====== Data excerpts

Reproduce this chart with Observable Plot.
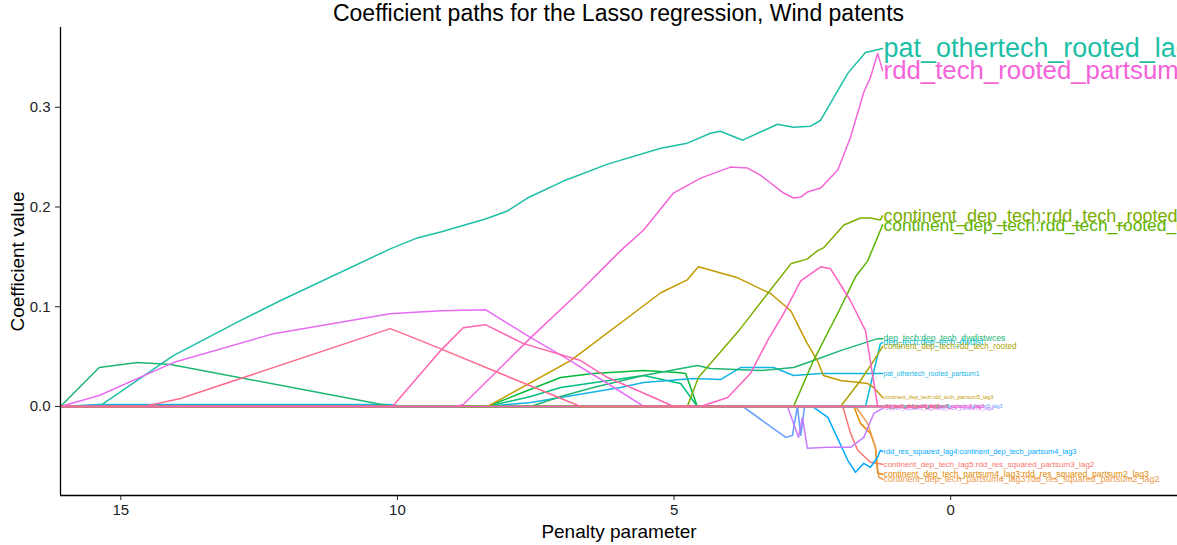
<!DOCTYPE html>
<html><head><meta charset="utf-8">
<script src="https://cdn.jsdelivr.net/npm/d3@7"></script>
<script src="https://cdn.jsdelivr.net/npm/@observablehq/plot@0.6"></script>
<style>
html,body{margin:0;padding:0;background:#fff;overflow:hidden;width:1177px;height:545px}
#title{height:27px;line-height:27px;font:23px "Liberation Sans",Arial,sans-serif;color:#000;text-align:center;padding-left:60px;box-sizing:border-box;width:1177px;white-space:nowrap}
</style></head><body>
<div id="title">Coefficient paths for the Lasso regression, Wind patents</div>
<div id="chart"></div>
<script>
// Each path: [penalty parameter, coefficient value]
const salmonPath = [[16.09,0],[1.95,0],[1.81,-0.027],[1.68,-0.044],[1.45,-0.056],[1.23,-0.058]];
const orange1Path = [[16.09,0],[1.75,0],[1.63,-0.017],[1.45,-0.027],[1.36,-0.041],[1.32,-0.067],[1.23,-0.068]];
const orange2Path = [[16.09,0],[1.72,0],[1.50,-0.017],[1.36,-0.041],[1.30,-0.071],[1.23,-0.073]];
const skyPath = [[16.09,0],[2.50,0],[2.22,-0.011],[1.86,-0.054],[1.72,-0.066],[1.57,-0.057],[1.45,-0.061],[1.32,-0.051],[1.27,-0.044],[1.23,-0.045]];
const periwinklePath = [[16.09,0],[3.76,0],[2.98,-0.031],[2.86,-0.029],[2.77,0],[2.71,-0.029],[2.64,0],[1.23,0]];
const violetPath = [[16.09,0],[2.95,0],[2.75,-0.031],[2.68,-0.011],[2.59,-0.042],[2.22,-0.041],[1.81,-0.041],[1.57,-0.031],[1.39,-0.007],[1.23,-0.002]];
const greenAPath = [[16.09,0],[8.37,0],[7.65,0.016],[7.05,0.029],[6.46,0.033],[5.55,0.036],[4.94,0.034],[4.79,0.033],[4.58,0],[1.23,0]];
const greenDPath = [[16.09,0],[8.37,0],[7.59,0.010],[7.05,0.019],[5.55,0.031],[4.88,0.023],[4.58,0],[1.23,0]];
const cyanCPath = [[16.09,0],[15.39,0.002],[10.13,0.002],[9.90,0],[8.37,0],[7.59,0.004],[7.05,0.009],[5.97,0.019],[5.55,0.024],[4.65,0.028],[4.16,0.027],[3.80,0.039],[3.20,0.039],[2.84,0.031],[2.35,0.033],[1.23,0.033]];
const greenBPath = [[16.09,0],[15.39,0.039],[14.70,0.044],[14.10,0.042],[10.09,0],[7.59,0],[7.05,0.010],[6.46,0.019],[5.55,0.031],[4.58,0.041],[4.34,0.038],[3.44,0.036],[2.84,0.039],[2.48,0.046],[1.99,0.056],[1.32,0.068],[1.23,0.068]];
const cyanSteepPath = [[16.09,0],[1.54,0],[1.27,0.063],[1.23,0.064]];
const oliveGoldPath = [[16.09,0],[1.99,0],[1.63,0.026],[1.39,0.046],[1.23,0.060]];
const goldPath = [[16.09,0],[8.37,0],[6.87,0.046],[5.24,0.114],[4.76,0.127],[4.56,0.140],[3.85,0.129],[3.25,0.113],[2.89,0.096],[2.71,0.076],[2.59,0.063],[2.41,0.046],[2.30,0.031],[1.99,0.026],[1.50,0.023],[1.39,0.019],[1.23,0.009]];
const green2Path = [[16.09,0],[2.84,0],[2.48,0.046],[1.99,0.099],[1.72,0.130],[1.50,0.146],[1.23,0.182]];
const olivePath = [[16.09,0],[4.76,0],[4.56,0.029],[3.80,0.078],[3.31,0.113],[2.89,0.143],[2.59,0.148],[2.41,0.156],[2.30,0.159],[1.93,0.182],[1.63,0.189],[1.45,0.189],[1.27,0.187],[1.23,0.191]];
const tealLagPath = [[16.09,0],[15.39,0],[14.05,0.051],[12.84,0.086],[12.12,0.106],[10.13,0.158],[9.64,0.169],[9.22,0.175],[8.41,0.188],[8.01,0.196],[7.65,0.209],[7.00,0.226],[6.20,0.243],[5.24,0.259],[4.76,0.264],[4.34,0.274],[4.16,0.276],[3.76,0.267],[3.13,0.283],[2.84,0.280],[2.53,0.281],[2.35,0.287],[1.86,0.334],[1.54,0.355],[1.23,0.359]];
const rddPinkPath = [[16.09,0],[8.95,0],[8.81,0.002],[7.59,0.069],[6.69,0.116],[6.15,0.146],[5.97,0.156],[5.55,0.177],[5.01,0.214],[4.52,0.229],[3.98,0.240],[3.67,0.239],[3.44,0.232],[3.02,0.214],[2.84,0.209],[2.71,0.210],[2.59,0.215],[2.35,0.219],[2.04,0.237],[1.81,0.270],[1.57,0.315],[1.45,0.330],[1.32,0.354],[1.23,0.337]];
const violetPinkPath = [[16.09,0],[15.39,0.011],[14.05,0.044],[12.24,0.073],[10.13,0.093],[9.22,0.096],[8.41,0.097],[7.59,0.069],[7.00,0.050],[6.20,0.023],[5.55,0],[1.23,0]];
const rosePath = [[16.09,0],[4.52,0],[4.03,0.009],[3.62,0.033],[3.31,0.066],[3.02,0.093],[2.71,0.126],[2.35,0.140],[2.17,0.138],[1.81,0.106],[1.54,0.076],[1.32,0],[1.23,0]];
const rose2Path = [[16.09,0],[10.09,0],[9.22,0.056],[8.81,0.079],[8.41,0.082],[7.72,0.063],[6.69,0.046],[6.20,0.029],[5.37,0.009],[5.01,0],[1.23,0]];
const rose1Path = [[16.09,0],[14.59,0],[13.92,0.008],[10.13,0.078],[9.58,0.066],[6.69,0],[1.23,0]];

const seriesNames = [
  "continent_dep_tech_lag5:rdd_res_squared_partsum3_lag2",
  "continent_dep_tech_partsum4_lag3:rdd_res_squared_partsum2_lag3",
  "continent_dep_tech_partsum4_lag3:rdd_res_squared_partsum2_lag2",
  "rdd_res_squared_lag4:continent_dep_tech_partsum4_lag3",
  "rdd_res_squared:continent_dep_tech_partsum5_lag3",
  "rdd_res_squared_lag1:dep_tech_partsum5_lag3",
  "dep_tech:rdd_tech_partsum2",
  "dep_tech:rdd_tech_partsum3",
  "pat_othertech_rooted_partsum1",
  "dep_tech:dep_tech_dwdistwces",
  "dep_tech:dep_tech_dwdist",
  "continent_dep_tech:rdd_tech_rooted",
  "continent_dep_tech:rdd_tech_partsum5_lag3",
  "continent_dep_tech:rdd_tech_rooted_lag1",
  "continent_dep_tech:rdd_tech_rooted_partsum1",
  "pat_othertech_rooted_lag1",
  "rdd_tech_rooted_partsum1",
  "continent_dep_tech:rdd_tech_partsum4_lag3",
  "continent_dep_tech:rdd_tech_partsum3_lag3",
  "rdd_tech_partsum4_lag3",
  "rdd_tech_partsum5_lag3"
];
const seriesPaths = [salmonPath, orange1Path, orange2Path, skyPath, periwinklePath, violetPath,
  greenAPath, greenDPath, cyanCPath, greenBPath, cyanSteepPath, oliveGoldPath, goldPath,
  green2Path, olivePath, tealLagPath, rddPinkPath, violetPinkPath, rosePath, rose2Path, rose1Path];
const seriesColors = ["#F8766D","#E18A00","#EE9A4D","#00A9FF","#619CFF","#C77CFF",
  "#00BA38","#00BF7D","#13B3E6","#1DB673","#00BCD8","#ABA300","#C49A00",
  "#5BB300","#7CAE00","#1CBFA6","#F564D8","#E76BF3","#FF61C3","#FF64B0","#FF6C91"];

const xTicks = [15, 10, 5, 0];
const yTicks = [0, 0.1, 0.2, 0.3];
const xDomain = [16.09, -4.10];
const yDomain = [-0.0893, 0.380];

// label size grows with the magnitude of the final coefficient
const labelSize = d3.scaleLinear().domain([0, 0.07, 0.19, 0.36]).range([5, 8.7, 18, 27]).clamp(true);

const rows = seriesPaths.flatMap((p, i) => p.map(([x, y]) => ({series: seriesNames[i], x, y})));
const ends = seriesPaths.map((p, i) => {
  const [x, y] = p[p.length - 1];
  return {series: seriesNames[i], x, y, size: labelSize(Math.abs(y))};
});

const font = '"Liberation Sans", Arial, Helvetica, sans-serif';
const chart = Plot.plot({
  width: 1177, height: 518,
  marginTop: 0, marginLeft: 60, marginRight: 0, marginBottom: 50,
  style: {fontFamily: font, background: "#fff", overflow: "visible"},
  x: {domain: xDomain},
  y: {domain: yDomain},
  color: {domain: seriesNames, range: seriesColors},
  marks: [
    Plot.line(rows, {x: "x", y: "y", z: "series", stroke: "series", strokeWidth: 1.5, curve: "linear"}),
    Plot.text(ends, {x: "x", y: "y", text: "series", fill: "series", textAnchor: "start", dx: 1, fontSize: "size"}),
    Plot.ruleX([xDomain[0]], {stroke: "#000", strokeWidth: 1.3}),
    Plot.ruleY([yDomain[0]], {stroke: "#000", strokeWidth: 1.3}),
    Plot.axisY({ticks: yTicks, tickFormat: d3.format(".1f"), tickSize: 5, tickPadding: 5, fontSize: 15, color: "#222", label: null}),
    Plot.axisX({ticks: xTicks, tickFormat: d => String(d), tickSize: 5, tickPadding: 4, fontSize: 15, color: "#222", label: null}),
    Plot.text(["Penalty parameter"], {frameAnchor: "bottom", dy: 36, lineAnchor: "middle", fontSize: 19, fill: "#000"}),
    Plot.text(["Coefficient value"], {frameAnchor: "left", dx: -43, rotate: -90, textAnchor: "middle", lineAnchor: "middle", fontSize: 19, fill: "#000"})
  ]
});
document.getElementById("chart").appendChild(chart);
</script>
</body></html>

============
====== Data excerpts

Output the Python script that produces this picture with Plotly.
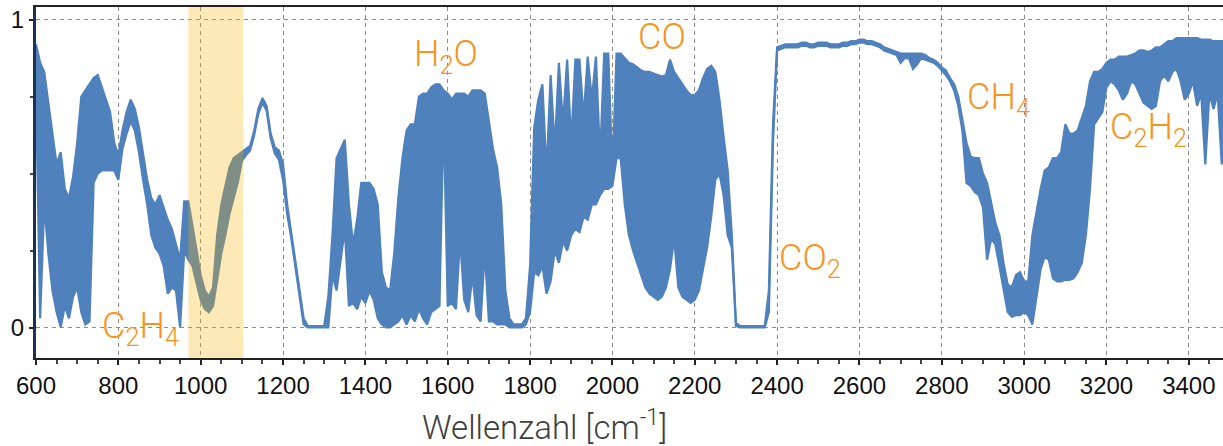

============

◆ Goal: Pull every line containing the word "chart" out of the material and copy it.

◆ Output:
Reproduce this chart with Observable Plot.
<div id="chart"></div>
const chart = Plot.plot({
document.getElementById("chart").appendChild(chart);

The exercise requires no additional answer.